:: GIVEN TASK ::
Do not repeat pictures. Repeat exactly the lines of the listing below from its first line through the line with "const yStep = 2;".

:: AVAILABLE DATA ::
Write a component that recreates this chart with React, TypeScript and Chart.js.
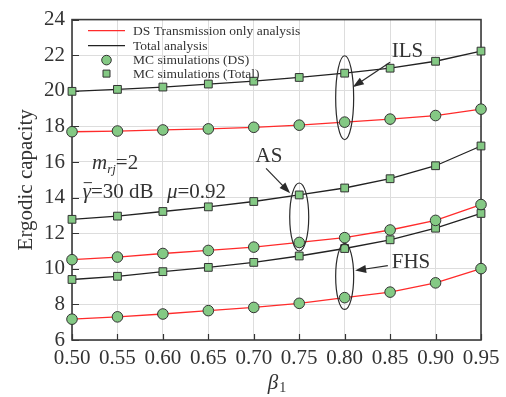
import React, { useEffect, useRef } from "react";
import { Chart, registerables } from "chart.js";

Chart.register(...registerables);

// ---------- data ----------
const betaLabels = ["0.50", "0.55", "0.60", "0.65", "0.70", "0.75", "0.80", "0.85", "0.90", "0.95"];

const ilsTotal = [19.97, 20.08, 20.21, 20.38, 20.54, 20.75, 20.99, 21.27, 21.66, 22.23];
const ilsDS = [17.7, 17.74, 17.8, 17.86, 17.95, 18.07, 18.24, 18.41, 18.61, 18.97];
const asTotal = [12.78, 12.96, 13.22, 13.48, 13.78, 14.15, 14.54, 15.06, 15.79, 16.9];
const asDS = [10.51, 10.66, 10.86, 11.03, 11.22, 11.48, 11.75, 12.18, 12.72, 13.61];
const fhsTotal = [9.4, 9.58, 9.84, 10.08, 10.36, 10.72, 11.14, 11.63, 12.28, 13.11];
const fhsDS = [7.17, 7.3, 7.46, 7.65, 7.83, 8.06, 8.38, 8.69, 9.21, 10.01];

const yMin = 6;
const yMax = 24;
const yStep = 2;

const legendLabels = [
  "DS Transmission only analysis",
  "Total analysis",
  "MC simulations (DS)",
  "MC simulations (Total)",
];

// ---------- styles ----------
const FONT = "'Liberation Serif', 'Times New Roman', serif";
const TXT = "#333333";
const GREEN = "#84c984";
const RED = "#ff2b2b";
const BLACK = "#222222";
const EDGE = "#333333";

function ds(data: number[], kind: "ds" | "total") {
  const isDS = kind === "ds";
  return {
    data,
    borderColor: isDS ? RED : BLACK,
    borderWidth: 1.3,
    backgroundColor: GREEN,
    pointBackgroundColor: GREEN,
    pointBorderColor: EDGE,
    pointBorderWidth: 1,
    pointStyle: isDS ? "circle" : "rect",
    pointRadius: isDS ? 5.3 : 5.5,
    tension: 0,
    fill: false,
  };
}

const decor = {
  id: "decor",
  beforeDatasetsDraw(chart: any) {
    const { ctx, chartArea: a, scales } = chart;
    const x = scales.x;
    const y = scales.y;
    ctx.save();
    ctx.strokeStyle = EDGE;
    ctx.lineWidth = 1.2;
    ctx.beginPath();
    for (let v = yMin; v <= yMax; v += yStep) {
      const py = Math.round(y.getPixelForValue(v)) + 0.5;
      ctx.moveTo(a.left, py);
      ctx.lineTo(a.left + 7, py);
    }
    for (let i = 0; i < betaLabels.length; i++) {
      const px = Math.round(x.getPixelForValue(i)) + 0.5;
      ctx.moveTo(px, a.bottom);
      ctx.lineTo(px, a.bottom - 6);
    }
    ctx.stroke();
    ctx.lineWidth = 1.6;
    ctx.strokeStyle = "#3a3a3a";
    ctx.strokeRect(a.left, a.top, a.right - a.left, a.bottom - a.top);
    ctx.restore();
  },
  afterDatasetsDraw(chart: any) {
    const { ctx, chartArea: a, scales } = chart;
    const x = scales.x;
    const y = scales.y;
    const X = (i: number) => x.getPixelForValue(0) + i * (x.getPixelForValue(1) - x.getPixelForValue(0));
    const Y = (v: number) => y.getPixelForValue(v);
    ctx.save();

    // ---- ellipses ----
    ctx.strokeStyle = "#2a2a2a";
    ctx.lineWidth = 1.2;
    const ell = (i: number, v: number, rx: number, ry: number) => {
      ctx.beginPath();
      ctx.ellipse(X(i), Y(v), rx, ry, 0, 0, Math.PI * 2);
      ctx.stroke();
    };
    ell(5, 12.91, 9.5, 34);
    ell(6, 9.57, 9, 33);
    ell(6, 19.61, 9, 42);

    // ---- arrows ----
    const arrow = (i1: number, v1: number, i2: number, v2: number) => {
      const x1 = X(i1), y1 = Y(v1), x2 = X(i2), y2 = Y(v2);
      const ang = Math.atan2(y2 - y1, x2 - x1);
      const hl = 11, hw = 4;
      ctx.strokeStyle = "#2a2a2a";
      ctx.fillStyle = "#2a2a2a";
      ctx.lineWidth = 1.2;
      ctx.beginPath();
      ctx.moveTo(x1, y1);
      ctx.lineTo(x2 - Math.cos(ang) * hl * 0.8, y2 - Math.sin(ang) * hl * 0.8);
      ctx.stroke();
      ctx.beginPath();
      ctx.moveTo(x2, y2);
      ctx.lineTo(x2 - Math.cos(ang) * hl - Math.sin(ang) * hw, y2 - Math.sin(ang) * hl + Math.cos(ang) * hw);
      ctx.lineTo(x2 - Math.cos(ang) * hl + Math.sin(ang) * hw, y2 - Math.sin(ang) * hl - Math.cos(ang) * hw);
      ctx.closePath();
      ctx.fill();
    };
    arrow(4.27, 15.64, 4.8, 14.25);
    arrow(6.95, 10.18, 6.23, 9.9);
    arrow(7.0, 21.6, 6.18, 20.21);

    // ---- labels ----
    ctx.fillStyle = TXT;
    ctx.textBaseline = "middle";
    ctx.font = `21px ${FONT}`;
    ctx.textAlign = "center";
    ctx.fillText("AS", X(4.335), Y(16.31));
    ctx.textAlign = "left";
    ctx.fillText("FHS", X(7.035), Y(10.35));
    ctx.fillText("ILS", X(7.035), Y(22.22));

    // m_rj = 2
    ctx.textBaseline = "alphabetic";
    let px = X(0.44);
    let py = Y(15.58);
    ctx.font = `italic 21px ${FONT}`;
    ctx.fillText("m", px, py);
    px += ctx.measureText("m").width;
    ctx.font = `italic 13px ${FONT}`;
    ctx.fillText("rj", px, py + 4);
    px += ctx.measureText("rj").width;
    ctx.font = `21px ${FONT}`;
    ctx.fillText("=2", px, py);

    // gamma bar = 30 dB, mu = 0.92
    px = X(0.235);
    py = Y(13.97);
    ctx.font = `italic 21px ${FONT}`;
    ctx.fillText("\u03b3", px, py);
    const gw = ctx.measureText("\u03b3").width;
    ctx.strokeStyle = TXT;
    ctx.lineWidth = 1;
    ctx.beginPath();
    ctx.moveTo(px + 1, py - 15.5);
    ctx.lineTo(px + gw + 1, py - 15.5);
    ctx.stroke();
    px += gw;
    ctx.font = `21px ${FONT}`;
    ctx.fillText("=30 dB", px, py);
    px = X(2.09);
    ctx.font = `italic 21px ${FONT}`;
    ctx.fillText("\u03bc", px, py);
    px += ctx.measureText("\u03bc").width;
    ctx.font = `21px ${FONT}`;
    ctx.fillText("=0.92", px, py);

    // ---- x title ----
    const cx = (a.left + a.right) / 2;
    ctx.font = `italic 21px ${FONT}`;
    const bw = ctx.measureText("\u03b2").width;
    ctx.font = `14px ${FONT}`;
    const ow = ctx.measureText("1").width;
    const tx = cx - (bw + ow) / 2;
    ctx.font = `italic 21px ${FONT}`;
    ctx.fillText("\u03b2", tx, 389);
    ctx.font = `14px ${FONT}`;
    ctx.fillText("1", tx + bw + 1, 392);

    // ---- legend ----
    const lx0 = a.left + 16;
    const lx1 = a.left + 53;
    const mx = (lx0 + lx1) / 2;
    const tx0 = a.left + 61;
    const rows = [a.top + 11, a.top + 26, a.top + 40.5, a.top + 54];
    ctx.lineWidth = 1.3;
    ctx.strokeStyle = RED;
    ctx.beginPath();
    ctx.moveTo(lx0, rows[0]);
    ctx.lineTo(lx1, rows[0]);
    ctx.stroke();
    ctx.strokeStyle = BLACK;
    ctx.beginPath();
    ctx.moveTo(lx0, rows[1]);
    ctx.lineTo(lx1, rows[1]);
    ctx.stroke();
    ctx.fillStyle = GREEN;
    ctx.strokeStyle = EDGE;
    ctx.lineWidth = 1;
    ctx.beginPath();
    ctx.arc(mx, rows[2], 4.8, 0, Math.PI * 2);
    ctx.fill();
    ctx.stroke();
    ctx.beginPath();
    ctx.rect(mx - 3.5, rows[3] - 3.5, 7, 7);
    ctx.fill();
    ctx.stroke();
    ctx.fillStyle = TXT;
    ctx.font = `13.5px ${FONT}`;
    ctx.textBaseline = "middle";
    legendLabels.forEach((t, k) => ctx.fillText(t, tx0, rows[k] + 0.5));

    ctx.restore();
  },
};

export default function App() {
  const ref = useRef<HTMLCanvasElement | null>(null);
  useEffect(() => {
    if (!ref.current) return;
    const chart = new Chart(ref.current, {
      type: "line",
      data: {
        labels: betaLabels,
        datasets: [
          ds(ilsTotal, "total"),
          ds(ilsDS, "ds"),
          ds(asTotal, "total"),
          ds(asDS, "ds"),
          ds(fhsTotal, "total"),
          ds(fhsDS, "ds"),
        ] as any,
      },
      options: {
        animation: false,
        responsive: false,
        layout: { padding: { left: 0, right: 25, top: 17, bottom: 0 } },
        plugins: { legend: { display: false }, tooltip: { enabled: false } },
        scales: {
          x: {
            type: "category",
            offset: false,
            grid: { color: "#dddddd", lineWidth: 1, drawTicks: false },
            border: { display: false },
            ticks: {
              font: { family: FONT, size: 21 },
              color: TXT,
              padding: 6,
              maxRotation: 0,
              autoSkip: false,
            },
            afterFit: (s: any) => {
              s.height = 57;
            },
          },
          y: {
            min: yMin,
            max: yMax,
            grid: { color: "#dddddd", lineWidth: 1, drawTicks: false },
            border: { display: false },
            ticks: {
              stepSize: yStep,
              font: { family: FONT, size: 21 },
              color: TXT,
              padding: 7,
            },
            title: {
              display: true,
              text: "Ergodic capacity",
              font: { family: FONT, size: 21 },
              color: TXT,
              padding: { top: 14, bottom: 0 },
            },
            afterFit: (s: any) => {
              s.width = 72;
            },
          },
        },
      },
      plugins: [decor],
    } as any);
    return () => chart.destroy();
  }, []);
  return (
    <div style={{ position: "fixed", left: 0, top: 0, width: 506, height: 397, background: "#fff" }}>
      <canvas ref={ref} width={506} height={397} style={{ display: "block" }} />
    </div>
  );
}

:: SOLVED EXERCISE ::
Write a component that recreates this chart with React, TypeScript and Chart.js.
import React, { useEffect, useRef } from "react";
import { Chart, registerables } from "chart.js";

Chart.register(...registerables);

// ---------- data ----------
const betaLabels = ["0.50", "0.55", "0.60", "0.65", "0.70", "0.75", "0.80", "0.85", "0.90", "0.95"];

const ilsTotal = [19.97, 20.08, 20.21, 20.38, 20.54, 20.75, 20.99, 21.27, 21.66, 22.23];
const ilsDS = [17.7, 17.74, 17.8, 17.86, 17.95, 18.07, 18.24, 18.41, 18.61, 18.97];
const asTotal = [12.78, 12.96, 13.22, 13.48, 13.78, 14.15, 14.54, 15.06, 15.79, 16.9];
const asDS = [10.51, 10.66, 10.86, 11.03, 11.22, 11.48, 11.75, 12.18, 12.72, 13.61];
const fhsTotal = [9.4, 9.58, 9.84, 10.08, 10.36, 10.72, 11.14, 11.63, 12.28, 13.11];
const fhsDS = [7.17, 7.3, 7.46, 7.65, 7.83, 8.06, 8.38, 8.69, 9.21, 10.01];

const yMin = 6;
const yMax = 24;
const yStep = 2;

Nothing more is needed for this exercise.